I have looked at the idea of dual ciphers but I cannot convince myself I really understand them. I think I just need a very simple worked example.

I was given the definition: Two ciphers $E$ and $E′$ are dual ciphers if they are isomorphic, i.e. if there exist invertible transformations $f(⋅)$, $g(⋅)$, $h(⋅)$ such that $\forall \ P$ and $K$ $$f(E_K(P))=E′_{g(K)}(h(P))$$ However, this is not easy for me to follow. I think $E$ is the encryption method (in my case below, $[(P \times K_1)+ K_2] \bmod26$). Yet looking at the definition it seems $f(.)$ is the cipher, is that right? And $P$ and $K$ are the plaintext and cipher key respectively. But I really don't understand what $g(K)$ and $h(P)$ are, or how to derive them.

Let's say my encryption cipher is: $C = [(P \times K_1)+ K_2] \bmod26$

1. How do I make a dual cipher of it? A very simple one is fine. If my cipher is not suitable, would you give an equally simple one that can have a dual cipher?
2. In my dual cipher from $.1$, what are my $g(K)$ and $h(P)$?
3. What could I do to this cipher to makes it a tweak but not a dual cipher?
4. How do I show my tweak is not a dual cipher?

This has been bugging me for a while so a simple example would be very much appreciated. I have posted similar questions but the answers are too difficult for my age and level.

Answer 1

For distinct tweaks $t \ne \tau$, the ciphers $E_{k,t}$ and $E_{k,\tau}$ should appear to be independent uniform random permutations for uniform random $k$. For example, you could think of it like having a single-bit tweakable block cipher where $E_{k,0} = \operatorname{AES256}_{k_0}$ and $E_{k,1} = \operatorname{Serpent256}_{k_1}$, where $k_0$ and $k_1$ are like magic independent uniform random bit strings somehow both deterministically derived from $k$.
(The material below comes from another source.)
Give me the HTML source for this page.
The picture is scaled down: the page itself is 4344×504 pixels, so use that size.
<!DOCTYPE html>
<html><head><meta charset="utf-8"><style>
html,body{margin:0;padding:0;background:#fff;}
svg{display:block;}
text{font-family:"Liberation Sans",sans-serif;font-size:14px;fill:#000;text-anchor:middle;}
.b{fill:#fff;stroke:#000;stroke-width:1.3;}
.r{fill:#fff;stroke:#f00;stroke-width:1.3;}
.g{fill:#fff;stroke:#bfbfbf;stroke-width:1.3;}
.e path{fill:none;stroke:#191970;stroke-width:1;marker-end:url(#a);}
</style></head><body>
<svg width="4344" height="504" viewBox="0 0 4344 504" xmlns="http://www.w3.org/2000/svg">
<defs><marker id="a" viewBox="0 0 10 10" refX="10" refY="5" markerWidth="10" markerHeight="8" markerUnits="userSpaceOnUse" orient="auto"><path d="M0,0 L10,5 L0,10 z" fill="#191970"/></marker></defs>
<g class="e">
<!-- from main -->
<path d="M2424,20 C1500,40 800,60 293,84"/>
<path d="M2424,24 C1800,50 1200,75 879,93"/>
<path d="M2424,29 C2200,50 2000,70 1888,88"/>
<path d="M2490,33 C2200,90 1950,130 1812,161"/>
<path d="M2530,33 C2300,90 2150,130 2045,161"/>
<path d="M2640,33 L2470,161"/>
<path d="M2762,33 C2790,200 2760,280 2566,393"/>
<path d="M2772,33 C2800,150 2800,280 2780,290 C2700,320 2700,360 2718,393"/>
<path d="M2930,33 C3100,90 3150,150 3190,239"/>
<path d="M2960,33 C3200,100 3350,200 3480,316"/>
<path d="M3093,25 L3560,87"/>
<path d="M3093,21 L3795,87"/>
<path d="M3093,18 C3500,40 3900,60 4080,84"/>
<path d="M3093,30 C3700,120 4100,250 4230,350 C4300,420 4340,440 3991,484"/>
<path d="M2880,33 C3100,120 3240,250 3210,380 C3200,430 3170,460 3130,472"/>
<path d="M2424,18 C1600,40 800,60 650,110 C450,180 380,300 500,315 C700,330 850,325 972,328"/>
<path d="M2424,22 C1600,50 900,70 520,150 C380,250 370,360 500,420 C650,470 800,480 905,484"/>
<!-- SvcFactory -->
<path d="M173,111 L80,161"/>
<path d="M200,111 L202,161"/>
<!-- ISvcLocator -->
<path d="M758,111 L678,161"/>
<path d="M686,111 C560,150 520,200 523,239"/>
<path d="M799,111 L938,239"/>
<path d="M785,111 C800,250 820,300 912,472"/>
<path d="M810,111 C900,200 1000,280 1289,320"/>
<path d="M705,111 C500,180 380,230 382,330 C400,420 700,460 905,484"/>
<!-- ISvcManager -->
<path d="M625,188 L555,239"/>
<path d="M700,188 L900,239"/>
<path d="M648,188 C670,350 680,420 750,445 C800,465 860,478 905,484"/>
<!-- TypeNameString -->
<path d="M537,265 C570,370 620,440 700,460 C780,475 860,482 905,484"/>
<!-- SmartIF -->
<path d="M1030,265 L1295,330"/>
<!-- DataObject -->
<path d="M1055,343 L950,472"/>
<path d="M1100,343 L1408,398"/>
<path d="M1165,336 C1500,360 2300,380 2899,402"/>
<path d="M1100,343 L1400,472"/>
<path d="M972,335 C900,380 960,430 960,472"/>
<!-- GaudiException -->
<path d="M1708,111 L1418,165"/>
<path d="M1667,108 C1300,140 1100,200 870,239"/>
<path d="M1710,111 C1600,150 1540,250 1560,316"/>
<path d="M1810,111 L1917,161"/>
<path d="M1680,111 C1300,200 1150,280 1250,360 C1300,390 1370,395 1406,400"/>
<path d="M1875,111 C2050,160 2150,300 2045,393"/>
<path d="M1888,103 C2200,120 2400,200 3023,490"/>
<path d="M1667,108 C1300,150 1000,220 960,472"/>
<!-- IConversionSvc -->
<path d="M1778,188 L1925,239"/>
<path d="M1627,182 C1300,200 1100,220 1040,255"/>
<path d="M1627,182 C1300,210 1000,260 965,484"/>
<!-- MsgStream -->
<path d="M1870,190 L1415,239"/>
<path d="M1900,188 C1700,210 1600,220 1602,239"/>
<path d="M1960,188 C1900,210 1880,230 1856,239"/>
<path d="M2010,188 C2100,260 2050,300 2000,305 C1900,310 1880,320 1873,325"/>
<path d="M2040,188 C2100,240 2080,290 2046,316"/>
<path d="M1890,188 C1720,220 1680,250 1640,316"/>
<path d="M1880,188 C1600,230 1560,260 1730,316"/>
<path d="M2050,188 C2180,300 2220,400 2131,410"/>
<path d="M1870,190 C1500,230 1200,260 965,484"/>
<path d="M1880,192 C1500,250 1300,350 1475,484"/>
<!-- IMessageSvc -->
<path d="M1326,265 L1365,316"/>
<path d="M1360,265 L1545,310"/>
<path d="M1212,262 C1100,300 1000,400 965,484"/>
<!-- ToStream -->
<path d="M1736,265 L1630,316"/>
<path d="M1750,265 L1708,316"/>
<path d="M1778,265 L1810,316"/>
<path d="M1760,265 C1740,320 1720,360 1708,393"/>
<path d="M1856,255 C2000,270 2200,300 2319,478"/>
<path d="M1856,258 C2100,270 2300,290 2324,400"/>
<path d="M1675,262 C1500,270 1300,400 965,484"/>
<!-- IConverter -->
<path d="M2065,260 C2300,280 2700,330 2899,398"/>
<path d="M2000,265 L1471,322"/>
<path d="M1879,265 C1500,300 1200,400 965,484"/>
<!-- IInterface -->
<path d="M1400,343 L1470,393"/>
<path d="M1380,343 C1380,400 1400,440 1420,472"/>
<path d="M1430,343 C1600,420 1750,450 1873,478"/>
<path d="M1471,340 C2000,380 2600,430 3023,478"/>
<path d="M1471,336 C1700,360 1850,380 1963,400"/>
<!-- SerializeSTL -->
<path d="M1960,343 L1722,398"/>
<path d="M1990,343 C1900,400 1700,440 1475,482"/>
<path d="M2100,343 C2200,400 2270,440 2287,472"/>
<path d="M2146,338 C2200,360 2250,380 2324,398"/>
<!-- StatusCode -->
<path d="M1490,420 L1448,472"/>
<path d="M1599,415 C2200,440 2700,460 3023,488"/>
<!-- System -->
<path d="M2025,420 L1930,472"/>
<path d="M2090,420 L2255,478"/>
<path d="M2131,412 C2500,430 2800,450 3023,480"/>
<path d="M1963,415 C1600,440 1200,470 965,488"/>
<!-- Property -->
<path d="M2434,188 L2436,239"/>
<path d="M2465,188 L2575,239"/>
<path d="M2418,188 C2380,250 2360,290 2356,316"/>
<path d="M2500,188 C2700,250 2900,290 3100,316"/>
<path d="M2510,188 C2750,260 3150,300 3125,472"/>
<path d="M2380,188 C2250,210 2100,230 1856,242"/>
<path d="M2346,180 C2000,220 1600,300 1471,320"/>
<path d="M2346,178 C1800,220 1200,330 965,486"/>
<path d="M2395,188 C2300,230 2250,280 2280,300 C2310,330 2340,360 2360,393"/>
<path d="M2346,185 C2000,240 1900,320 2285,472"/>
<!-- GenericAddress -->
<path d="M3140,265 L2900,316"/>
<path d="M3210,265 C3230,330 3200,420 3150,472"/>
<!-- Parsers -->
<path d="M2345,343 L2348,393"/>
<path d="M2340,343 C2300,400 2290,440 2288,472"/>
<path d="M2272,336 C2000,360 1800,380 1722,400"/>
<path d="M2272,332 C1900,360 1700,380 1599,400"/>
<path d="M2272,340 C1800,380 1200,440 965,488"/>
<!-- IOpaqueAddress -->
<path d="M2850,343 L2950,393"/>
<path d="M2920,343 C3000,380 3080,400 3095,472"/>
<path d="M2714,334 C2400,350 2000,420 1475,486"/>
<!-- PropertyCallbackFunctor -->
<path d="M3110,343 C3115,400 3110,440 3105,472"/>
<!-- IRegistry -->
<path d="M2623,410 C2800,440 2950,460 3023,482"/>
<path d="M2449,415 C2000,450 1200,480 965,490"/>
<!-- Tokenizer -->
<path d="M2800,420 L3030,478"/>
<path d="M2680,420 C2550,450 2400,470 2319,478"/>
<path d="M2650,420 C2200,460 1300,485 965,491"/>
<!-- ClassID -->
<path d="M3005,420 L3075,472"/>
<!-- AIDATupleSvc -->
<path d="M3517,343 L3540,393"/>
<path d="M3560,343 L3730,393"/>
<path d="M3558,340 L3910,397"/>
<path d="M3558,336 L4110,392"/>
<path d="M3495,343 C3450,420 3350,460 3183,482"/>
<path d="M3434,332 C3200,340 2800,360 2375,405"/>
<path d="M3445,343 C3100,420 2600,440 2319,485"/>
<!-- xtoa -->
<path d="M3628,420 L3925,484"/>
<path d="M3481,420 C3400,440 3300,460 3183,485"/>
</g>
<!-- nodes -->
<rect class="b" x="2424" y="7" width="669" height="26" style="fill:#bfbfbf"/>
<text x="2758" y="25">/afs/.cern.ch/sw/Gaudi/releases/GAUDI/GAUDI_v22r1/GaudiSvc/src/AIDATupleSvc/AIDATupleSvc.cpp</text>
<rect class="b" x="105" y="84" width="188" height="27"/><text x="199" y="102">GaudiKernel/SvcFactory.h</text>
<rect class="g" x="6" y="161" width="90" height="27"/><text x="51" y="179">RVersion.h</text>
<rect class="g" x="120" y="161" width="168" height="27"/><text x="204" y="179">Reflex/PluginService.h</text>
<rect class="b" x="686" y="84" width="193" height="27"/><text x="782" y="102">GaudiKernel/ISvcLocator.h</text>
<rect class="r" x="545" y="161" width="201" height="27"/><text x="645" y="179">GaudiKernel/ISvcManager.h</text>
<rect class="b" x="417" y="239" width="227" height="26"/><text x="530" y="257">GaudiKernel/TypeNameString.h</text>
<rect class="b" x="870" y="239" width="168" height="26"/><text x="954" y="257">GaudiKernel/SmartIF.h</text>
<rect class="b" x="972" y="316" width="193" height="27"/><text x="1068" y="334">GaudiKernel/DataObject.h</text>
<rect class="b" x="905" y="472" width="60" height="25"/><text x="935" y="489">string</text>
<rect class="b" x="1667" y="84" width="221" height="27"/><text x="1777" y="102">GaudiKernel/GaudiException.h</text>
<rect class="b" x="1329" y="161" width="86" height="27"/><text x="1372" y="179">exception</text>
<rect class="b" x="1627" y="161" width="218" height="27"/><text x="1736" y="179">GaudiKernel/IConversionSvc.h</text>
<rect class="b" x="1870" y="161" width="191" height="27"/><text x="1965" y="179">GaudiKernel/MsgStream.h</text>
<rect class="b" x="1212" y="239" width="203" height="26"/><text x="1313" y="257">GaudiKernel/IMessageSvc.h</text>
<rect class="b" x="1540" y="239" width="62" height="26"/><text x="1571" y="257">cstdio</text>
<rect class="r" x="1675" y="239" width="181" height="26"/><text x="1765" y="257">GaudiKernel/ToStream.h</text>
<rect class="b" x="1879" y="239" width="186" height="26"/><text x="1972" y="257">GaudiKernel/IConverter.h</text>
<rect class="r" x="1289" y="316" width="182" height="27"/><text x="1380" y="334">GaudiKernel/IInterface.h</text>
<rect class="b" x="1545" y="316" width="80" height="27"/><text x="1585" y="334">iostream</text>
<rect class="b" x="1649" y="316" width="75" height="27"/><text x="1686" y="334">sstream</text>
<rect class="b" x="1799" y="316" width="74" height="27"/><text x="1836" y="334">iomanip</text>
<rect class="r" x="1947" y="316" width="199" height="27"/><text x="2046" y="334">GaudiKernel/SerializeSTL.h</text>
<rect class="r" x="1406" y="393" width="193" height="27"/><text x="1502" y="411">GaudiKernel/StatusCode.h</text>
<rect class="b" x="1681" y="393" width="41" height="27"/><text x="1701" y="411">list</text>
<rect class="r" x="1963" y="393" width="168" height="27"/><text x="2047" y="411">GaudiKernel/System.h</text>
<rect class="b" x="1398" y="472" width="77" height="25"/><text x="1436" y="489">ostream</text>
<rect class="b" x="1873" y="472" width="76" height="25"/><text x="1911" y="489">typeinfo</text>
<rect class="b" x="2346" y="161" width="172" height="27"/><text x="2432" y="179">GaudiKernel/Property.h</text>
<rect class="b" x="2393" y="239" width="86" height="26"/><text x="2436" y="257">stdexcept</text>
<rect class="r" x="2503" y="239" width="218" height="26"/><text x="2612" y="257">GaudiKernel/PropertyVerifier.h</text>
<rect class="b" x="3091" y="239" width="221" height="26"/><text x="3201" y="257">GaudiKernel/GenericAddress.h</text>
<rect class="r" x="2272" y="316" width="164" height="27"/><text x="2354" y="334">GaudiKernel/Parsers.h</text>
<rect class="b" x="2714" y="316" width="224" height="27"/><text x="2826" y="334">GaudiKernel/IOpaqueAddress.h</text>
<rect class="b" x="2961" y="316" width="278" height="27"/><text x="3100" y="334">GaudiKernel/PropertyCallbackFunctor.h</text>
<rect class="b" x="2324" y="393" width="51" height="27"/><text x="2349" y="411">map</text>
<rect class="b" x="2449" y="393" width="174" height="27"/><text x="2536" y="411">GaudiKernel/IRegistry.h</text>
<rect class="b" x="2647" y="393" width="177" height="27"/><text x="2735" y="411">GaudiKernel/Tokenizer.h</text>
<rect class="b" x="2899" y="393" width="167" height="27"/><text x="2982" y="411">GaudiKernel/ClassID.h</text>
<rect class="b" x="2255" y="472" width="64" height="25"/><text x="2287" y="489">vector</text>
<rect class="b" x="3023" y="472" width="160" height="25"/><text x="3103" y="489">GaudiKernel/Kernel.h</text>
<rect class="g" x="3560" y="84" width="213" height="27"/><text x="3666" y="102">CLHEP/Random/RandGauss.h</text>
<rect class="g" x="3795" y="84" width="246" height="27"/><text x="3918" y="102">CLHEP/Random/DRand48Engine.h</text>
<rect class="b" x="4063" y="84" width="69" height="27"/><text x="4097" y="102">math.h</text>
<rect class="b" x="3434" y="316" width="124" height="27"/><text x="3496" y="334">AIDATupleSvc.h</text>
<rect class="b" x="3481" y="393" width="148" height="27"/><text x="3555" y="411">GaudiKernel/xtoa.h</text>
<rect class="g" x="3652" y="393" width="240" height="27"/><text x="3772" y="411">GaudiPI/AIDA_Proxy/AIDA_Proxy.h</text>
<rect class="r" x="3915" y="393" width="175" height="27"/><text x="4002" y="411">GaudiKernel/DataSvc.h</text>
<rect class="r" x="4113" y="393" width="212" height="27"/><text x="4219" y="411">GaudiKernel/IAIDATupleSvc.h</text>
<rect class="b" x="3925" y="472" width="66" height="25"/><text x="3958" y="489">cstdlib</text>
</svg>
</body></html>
For dual ciphers $E \ne E'$, $E_k$ and $E'_k$ are very much not independent—there is a deterministic relation between them for every $k$, namely $f(E_k(p)) = E'_{g(k)}(h(p))$ for some deterministic functions $f$, $g$, and $h$.

Answer 2

So, an obvious way to build a dual cipher is to make it the same cipher: $h = id$, $g = id$, $f=id$. But that probably doesn't help your understanding.

I will a slightly less trivial example of a very simple dual cipher for your $E_{K_1, K_2}(P) = [(P \cdot K_1) + K_2]\ mod\ 26$.

$E'_{K_1,K_2}(P) = [((P+5)\cdot K_1) + K_2]\ mod\ 26$

which is dual for $h(x) = x-5$, $g = id$, $f = id$.

You could also pick

$E''_{K_1,K_2}(P) = [((P+5)\cdot K_1) + K_2]\ mod\ 13$ which is still dual for $f(x) = x\ mod\ 13$.

So two ciphers are dual if you can ANY $h, g$ and $f$ such that the above equations hold.

Now, what is the difference between this and a tweak? A tweakable block cipher has an extra input which can be public but will still changes the permutation the cipher uses. That means that

$E_{K_1, K_2}(P, t) = [((P + t) \cdot K_1) + K_2]\ mod\ 26$

could be considered a tweakable block cipher but as we saw earlier all these ciphers are dual.